MicrosoftDocs / pipelines-azureml

Example Azure Pipeline to train and deploy a machine learning model using the Azure Machine Learning service
Creative Commons Attribution 4.0 International
114 stars 513 forks source link

Model not found in cache or in root at ./diabetes-model #14

Open methodidacte opened 4 years ago

methodidacte commented 4 years ago

Hello,

Following the different steps of the Azure Pipeline, I got this issue :

"message": "Service deployment polling reached non-successful terminal state, current service state: Unhealthy\nOperation ID: e9252f0d-81f8-44e5-bd6d-983076eca1f5\nMore information can be found using '.get_logs()'\nError:\n{\n \"code\": \"DeploymentTimedOut\",\n \"statusCode\": 504,\n \"message\": \"The deployment operation polling has TimedOut. The service creation is taking longer than our normal time. We are still trying to achieve the desired state for the web service. Please check the webservice state for the current webservice health. You can run print(service.state) from the python SDK to retrieve the current state of the webservice.\"\n}

Looking for the logs with get_logs(), I extract this part of the message : Model not found in cache or in root at ./diabetes-model

The az CLI command is the following : az ml model deploy -n diabetes-qa-aci -f model.json --ic config/inference-config.yml --dc config/deployment-config-aci.yml --overwrite -v

And model.json is created by the previous step and contains : { "cpu": "", "createdTime": "2020-06-09T04:57:54.550301+00:00", "description": "", "experimentName": "diabetes-exp", "framework": "Custom", "frameworkVersion": null, "gpu": "", "id": "diabetes_reg_model:2", "memoryInGB": "", "name": "diabetes_reg_model", "properties": "", "runId": "diabetes-exp_1591678184_b25da442", "sampleInputDatasetId": "", "sampleOutputDatasetId": "", "tags": "", "version": 2 }

Any idea ?

methodidacte commented 4 years ago

The model name is hard coded in the score.py function : model_path = Model.get_model_path('diabetes-model')
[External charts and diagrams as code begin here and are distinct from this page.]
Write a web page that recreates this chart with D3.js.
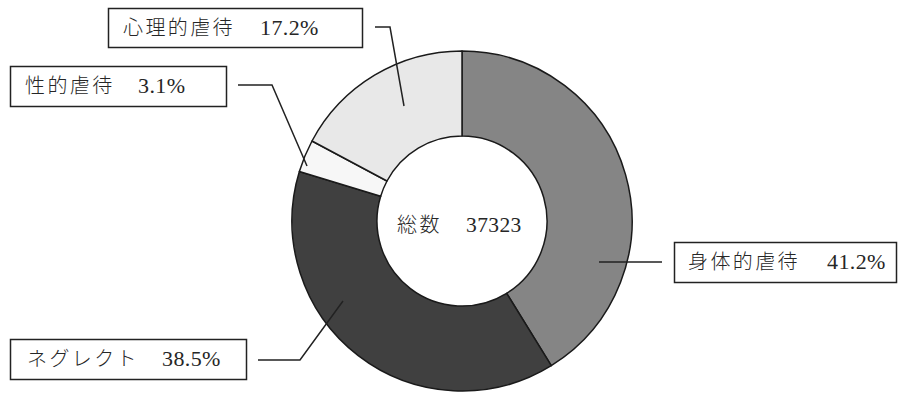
<!DOCTYPE html>
<html>
<head>
<meta charset="utf-8">
<script src="https://cdn.jsdelivr.net/npm/d3@7/dist/d3.min.js"></script>
<style>
  html, body { margin: 0; padding: 0; background: #fff; }
  svg { display: block; }
</style>
</head>
<body>
<svg id="chart" width="898" height="396"></svg>
<script>
// Abuse-type breakdown (percent of all cases), clockwise from 12 o'clock
const categories = ["身体的虐待", "ネグレクト", "性的虐待", "心理的虐待"];
const shares = [41.2, 38.5, 3.1, 17.2];
const totalLabel = "総数";
const totalCount = 37323;

// Greyscale fills per category
const fill = d3.scaleOrdinal()
  .domain(categories)
  .range(["#858585", "#404040", "#f7f7f7", "#e8e8e8"]);

// Layout of the ring
const cx = 462, cy = 221, outerR = 170, innerR = 85;

// Callout boxes and their leader lines
const callouts = {
  "心理的虐待": { box: [108, 8, 254, 39], textX: 123, valueX: 260, leader: [[375, 27], [390, 27], [404, 106]] },
  "性的虐待":   { box: [10, 66, 216, 40], textX: 25, valueX: 138, leader: [[238, 85], [272, 85], [307, 166]] },
  "身体的虐待": { box: [674, 242, 222, 40], textX: 688, valueX: 827, leader: [[599, 262], [662, 262]] },
  "ネグレクト": { box: [10, 339, 236, 40], textX: 27, valueX: 162, leader: [[258, 360], [300, 360], [343, 301]] }
};

const svg = d3.select("#chart");
const fontFamily = "'Liberation Serif', 'Noto Sans CJK JP', serif";

const pie = d3.pie().sort(null).value(d => d.value);
const arcs = pie(categories.map((c, i) => ({ name: c, value: shares[i] })));
const arc = d3.arc().innerRadius(innerR).outerRadius(outerR);

const ring = svg.append("g").attr("transform", `translate(${cx},${cy})`);
ring.selectAll("path")
  .data(arcs)
  .join("path")
  .attr("d", arc)
  .attr("fill", d => fill(d.data.name))
  .attr("stroke", "#1a1a1a")
  .attr("stroke-width", 1.5)
  .attr("stroke-linejoin", "round");

// Leader lines
const line = d3.line();
svg.append("g")
  .selectAll("path")
  .data(categories)
  .join("path")
  .attr("d", c => line(callouts[c].leader))
  .attr("fill", "none")
  .attr("stroke", "#222")
  .attr("stroke-width", 1.5);

// Callout boxes with category and share
const fmt = d3.format(".1f");
const labels = svg.append("g")
  .selectAll("g")
  .data(categories)
  .join("g");

labels.append("rect")
  .attr("x", c => callouts[c].box[0] + 0.5)
  .attr("y", c => callouts[c].box[1] + 0.5)
  .attr("width", c => callouts[c].box[2])
  .attr("height", c => callouts[c].box[3])
  .attr("fill", "#fff")
  .attr("stroke", "#222")
  .attr("stroke-width", 1.5);

const txt = labels.append("text")
  .attr("y", c => callouts[c].box[1] + callouts[c].box[3] / 2 + 7)
  .attr("font-family", fontFamily)
  .attr("font-size", 20)
  .attr("fill", "#262626");

txt.append("tspan")
  .attr("x", c => callouts[c].textX)
  .attr("letter-spacing", 2.4)
  .attr("font-weight", 300)
  .text(c => c);

txt.append("tspan")
  .attr("x", c => callouts[c].valueX)
  .attr("font-size", 22)
  .attr("letter-spacing", 0.4)
  .text(c => fmt(shares[categories.indexOf(c)]) + "%");

// Total in the hole
const centre = svg.append("text")
  .attr("y", cy + 11)
  .attr("font-family", fontFamily)
  .attr("font-size", 20)
  .attr("fill", "#262626");
centre.append("tspan").attr("x", 397).attr("letter-spacing", 2.4).attr("font-weight", 300).text(totalLabel);
centre.append("tspan").attr("x", 466).attr("font-size", 21.5).attr("letter-spacing", 0.4).text(String(totalCount));
</script>
</body>
</html>
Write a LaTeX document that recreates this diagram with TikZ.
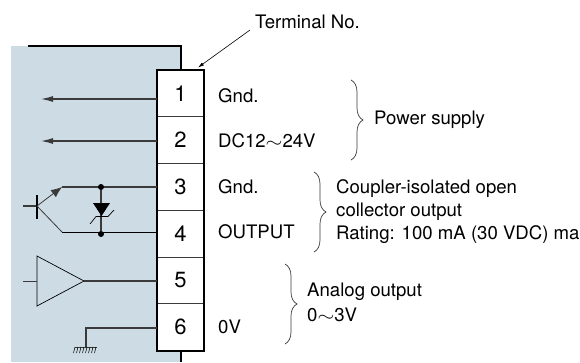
\documentclass[tikz,border=0pt]{standalone}
\usepackage{fontspec}
\usepackage{graphicx}
\setmainfont{TeX Gyre Heros}
\usetikzlibrary{arrows.meta,decorations.pathreplacing}
\definecolor{panelblue}{HTML}{CDDCE4}
\definecolor{wiregray}{HTML}{3A3A3A}
\newcommand{\wave}{\scalebox{1.25}[1]{$\sim$}}
\tikzset{
	cell/.style={draw=wiregray,line width=0.7pt,fill=white,minimum width=47pt,minimum height=46.7pt,inner sep=0pt,font=\fontsize{22}{22}\selectfont},
	wire/.style={wiregray,line width=1.1pt},
	heavy/.style={line width=2pt,black},
	label/.style={anchor=west,inner sep=0pt,font=\fontsize{18.6}{20}\selectfont},
	sidebrace/.style={decorate,decoration={brace,amplitude=12pt},wiregray,line width=0.7pt},
	dot/.style={circle,fill=black,inner sep=0pt,minimum size=6pt},
}
\begin{document}
\begin{tikzpicture}[x=1pt,y=-1pt]
	\useasboundingbox (0,0) rectangle (580,362);
	
		\fill[panelblue](11,46)--(181,46)--(181,362)--(11,362)--cycle;
		\draw[heavy](28,46)--(181,46)--(181,70);
		\draw[heavy](181,351)--(181,362);
	
		\node[cell] (t1) at (180.5,93.4) {1};
		\node[cell] (t2) at (180.5,140.1) {2};
		\node[cell] (t3) at (180.5,186.8) {3};
		\node[cell] (t4) at (180.5,233.5) {4};
		\node[cell] (t5) at (180.5,280.2) {5};
		\node[cell] (t6) at (180.5,326.9) {6};
		\draw[heavy](t1.north west) rectangle (t6.south east);
	
		\coordinate (a1) at (41,99);
		\coordinate (a2) at (41,141);
		\draw[wire,-{Latex[length=12pt,width=6pt]}](t1.west |- a1)--(a1);
		\draw[wire,-{Latex[length=12pt,width=6pt]}](t2.west |- a2)--(a2);
	
		\coordinate (base) at (37,206);
		\coordinate (c) at (62,187);
		\coordinate (e) at (62,232);
		\draw[wire](23,206)--(base);
		\draw[line width=1.7pt,black](37,195)--(37,219);
		\draw[wire,line width=0.8pt,-{Latex[length=11pt,width=9pt]}](base)--(c);
		\draw[wire,line width=0.8pt](base)--(e);
		\draw[wire](c)--(t3.west |- c);
		\draw[wire,black,line width=0.8pt](e)--(t4.west |- e);
	
		\node[dot] (d1) at (101,187) {};
		\node[dot] (d2) at (101,234) {};
		\draw[wire](d1)--(d2);
		\fill[black](93,203)--(110,203)--(101.5,216)--cycle;
		\draw[black,line width=0.7pt](90,224)--(96,216.5)--(108,216.5)--(114,210);
	
		\draw[black,line width=0.7pt,fill=panelblue](37,256)--(84,281)--(37,306)--cycle;
		\draw[wire,line width=0.7pt](23,281)--(37,281);
		\draw[wire](84,281)--(t5.west |- 84,281);
	
		\coordinate (g) at (86,347);
		\draw[wire](t6.west |- 86,328)--(86,328)--(g);
		\draw[wiregray,line width=1pt](75,347)--(97,347);
		\foreach \x in {75,78,81,84,87,90,93,96}
			\draw[black,line width=0.5pt](\x,347)--(\x-1.5,353);
	
		\node[label] (terminal) at (255,22) {Terminal No.};
		\draw[black,line width=0.6pt,-{Latex[length=6pt,width=3.5pt]}](250,30)--(198,67.5);
	
		\node[label] (gnd1) at (218,96) {Gnd.};
		\node[label] (dc) at (218,141) {DC12\wave 24V};
		\node[label] (gnd2) at (218,187) {Gnd.};
		\node[label] (out) at (218,232) {OUTPUT};
		\node[label] (zero) at (218,327) {0V};
	
		\draw[sidebrace](351,80)--(351,160);
		\draw[sidebrace](314,172)--(314,252);
		\draw[sidebrace](285,264)--(285,344);
	
		\node[label] (power) at (374,120) {Power supply};
		\node[label] (coupler) at (336,189) {Coupler-isolated open};
		\node[label] (collector) at (336,212) {collector output};
		\node[label] (rating) at (336,235) {Rating: 100 mA (30 VDC) ma};
		\node[label] (analog) at (307,292) {Analog output};
		\node[label] (range) at (307,315) {0\wave 3V};
	\end{tikzpicture}
\end{document}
Is there a way to variabilize it ?

omartin2010 commented 4 years ago

in a nutshell, I would say it's not really possible to do so. There has to be a model name (which corresponds to what you would have registered to Azure Machine Learning in the devops pipeline. That exact name has to be reused there to rehydrate the model when the init function runs.